Christine Todd Whitman: GOP Now a ‘Cult of Personality’

Christine Todd Whitman: GOP Now a 'Cult of Personality' chistine todd whitman sits with chin resting on clasped hands Christine Todd Whitman attends Making Strides: Advancing Women's Leadership – Opening Reception at Vizcaya Museum & Gardens on November 17, 2015, in Miami, Florida. (Aaron Davidson/Getty Images for Eisenhower Fellowships)

By Sandy Fitzgerald | Thursday, 06 May 2021 12:06 PM

The modern-day Republican Party, with its embrace of former President Donald Trump, has turned into a "cult of personality" and the push to remove Rep. Liz Cheney from her leadership post in the House shows the party is no longer based on its core principles, former New Jersey Gov. Christine Todd Whitman said Thursday.

"It's clear this is not about policy," Whitman, who insists she'll remain a Republican despite her opinions on the party's direction, said on CNN's "New Day." "When you take somebody like Liz Cheney, who voted on Republican issues 80% to 90% of the time, and they want to replace her with somebody like Elise Stefanik, who only voted with the Republicans 50% to 60% of the time, you're not worried about policy. You're worried about one man."
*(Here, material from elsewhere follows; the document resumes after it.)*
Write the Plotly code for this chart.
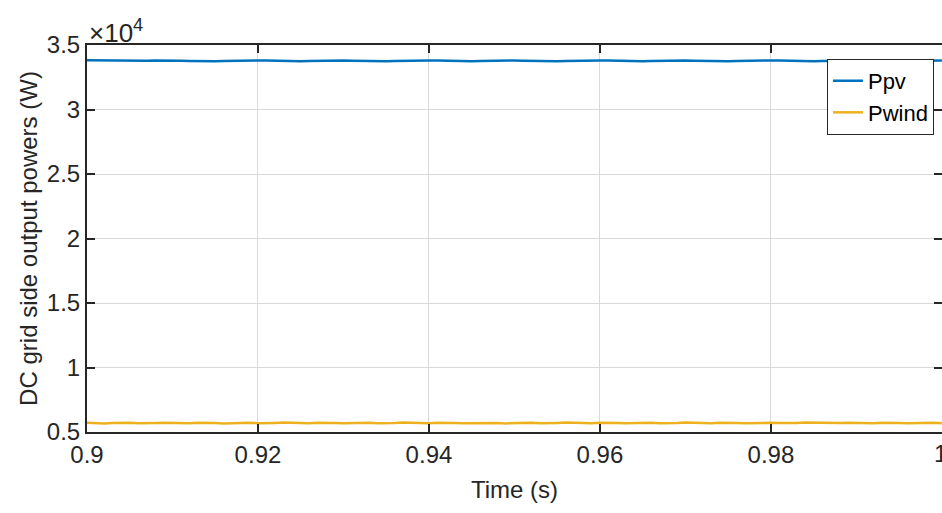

And, she added, "that should scare everybody."

"That should not be a political party making policy for our country, because it doesn't have a central core beyond what Donald Trump tells it," said Whitman, adding that is what has turned her party into a "cult of personality."

Cheney, in an opinion piece for The Washington Post Wednesday, said the Republican Party has reached a "turning point," but Whitman said she doesn't agree with that.

"The only place I would disagree with Liz Cheney on her op-ed is she said it's at a turning point," said Whitman. "I think they turned that quite a while ago."

The violent protests on Jan. 6 at the Capitol were a "direct result of this feeling the (2020) election had been stolen," Whitman added. "Some people actually legitimately feel this because they've been fed it for so long."

She also spoke out against the Arizona recount, which is costing taxpayers more than $1 million to audit ballots yet another time.

"They're trying to keep everything hidden, not telling people how they're proceeding with it," said Whitman. "They've already messed it up because they took blue pencils in that could potentially change a ballot. It's gotten out of control. The thing about our country is the right to choose our leaders and respect for the outcome of the polls."

Cheney is likely to lose her seat chairing the House Republican Conference, said Whitman, adding that that means the party can no longer call itself a party of principles.

Instead, the party is shifting into being one based on "whatever Donald Trump tells us to believe at any time, that's what we will do and say (and) it's going to be very hard for people to deny this," said Whitman. "She's bringing it straight into their faces … she's standing up for the principles and she's going to lose her job over it, but she will be regarded as a true leader because of what she's doing."

But even with the party differences, Whitman said she remains a registered Republican and will stay that way because she believes the country does better with two major parties.

"I don't believe we would function, well given our multiplicity of levels of government, if we had a multi-party system," she said. "We should have two systems. The Democrats have to be careful. They're moving far to the left and they're going to alienate a great deal of the population. If you look at registration numbers, the party that's growing are the independents and unaffiliated. Both Democrats and Republicans are losing support."

Whitman also said she agrees with Cheney on the results of the 2020 election, but she thinks the party needs more people like the lawmaker to speak out.

"Joe Biden won," said Whitman. "That's it. Period, the end. Sixty lawsuits that have been thrown out that proves that."